Manufacturing companies in Africa’s biggest oil producing country faced the problem of acute dollar shortage after it slipped into a recession that happened in 2016.

In August 2016, the MAN and the NOI Polls reported that 222 small-scale businesses closed shops, leading to 180,000 job losses. This was attributed to FX challenges. About 54 manufacturing firms also closed shop, according to MAN.

The CBN has taken several steps to bring stability in the FX market, but manufacturers still see the foreign exchange as a key problem, given that many of them import their inputs.

Only 21 percent of CEOs agreed that patronage of Nigerian manufactured products has improved as a result of the implementation of Executive Order 003.

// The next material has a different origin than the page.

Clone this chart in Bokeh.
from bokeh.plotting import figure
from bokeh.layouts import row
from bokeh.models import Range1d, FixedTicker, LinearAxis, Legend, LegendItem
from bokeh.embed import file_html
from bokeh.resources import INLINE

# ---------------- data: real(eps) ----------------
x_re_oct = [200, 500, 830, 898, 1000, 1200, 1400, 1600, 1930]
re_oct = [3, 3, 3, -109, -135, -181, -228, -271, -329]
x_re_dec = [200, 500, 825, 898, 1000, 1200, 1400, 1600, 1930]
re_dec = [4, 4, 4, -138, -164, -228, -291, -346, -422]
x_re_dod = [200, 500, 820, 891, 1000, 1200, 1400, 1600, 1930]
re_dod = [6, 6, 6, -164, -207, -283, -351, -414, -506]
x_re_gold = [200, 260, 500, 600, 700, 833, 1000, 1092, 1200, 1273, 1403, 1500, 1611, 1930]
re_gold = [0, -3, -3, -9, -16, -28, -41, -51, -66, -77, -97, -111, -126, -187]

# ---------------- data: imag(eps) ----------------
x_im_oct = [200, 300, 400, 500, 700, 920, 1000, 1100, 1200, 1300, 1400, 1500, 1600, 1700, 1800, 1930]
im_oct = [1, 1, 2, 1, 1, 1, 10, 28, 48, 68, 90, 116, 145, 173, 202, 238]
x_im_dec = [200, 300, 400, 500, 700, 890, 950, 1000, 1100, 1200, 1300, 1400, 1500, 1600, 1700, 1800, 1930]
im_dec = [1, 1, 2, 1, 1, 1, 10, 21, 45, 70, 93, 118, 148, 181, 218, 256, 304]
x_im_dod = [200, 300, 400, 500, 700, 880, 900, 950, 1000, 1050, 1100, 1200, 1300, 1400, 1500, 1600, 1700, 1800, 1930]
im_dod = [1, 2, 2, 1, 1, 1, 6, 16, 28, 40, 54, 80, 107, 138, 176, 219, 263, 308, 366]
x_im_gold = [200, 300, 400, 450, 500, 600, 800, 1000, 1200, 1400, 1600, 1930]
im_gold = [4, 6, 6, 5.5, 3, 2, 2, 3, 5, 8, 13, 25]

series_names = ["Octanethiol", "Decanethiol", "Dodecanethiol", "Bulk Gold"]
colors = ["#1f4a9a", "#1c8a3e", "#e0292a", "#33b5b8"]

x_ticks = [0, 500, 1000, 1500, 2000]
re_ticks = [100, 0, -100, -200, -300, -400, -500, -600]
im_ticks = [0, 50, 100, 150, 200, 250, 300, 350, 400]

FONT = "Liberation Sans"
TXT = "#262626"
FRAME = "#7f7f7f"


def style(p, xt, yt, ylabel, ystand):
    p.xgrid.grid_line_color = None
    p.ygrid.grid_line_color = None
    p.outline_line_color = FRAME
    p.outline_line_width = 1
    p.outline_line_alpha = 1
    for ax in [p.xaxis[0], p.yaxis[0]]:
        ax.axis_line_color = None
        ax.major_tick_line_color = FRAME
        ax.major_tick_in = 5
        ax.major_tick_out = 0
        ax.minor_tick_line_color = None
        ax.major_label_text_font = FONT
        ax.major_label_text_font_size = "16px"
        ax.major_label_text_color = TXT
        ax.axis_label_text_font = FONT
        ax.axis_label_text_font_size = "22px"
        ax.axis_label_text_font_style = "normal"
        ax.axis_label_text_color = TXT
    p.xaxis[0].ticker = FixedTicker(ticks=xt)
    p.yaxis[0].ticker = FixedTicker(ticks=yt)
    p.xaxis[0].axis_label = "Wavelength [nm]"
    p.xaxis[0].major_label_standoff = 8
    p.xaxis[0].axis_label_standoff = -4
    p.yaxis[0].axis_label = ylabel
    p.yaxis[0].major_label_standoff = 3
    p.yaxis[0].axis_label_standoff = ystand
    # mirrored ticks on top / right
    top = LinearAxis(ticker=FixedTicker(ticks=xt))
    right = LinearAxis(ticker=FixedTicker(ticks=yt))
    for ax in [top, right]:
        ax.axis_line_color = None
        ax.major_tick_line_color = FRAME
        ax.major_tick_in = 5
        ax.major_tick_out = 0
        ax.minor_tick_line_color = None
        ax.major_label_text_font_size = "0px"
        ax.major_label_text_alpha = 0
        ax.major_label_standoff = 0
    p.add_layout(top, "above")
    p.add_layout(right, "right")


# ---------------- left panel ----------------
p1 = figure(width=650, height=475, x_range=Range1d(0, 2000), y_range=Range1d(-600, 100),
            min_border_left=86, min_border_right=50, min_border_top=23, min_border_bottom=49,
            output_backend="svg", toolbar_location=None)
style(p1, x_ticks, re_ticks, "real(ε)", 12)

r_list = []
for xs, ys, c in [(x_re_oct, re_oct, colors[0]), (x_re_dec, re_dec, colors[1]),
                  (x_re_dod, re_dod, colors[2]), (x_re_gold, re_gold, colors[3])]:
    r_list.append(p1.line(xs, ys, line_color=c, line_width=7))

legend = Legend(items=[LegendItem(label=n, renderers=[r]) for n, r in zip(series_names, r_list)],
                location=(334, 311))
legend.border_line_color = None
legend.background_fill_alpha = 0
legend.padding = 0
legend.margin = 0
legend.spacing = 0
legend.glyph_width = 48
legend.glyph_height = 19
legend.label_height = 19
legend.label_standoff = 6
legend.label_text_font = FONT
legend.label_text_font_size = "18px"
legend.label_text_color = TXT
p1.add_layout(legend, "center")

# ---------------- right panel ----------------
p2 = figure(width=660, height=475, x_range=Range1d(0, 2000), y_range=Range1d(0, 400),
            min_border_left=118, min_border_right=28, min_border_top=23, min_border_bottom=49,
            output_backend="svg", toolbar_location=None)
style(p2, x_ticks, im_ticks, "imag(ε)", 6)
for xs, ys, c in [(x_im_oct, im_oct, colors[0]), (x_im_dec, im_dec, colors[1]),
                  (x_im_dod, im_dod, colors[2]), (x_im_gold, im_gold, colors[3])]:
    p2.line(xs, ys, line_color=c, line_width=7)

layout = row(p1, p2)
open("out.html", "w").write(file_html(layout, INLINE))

The Order mandated all government establishments to make Nigerian manufactured goods first choice in public procurement processes.

However, 34 percent of those interviewed were not sure while 45 percent disagreed.

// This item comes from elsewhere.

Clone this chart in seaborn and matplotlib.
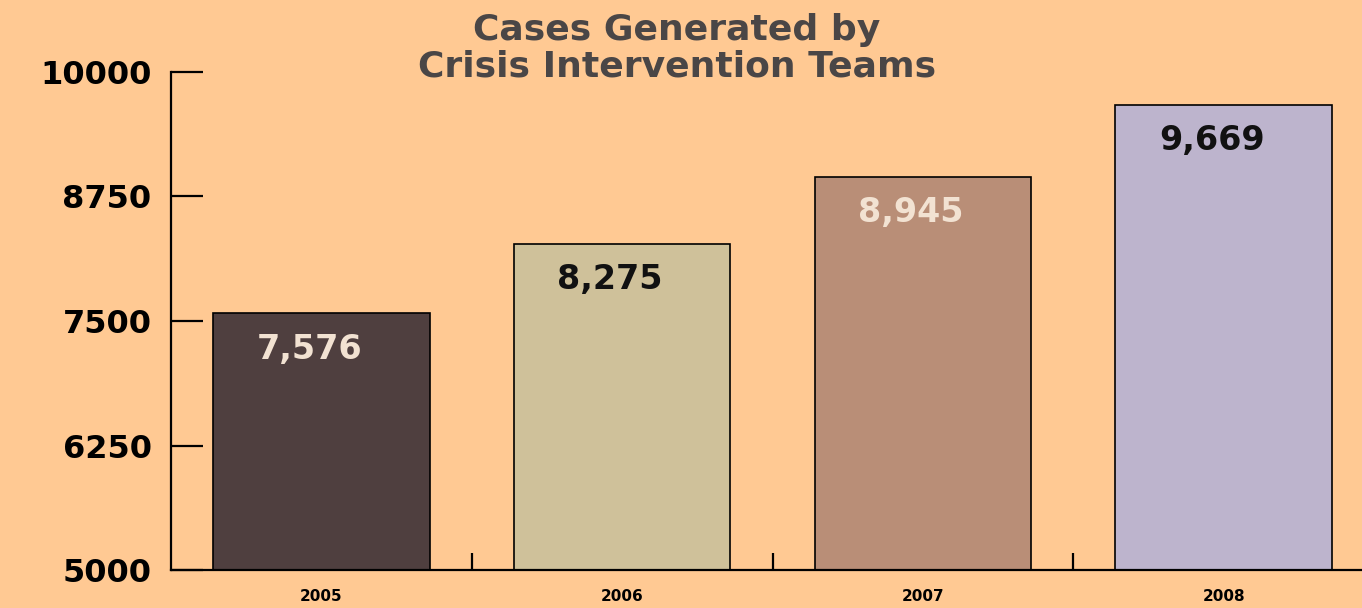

“This indicates the need to urgently step up the campaign on Buy-Made-In-Nigeria, interrogate the implementation of the EO003 to ascertain the degree of compliance of ministries, departments and agencies (MDAs) and establish support-structures that would ensure that government patronage of goods manufactured in Nigeria improved as expected,” the report recommends.

Furthermore, 55 percent of the chief executives disagreed that inventory of unsold manufactured products in the country has reduced over the last three months. Twenty-one percent agreed while the remaining 24 percent were not sure.

“The high level of disagreement among respondents indicates the need for government to introduce disposable income enhancing fiscal policy measures that would be in sync with existing monetary policies,” the report suggests.

The survey examined manufacturers’ perception using a set of diffusion factors which included current business condition, business condition for the next three months, current employment condition, rate of employment, employment condition for the next three months and production level for the next three months.

Manufacturers in Nigeria over time have battled with various challenges to which they have been seeking succour mostly through personal efforts.

Regardless, the challenges have continued to linger on and have shown little signs of improving.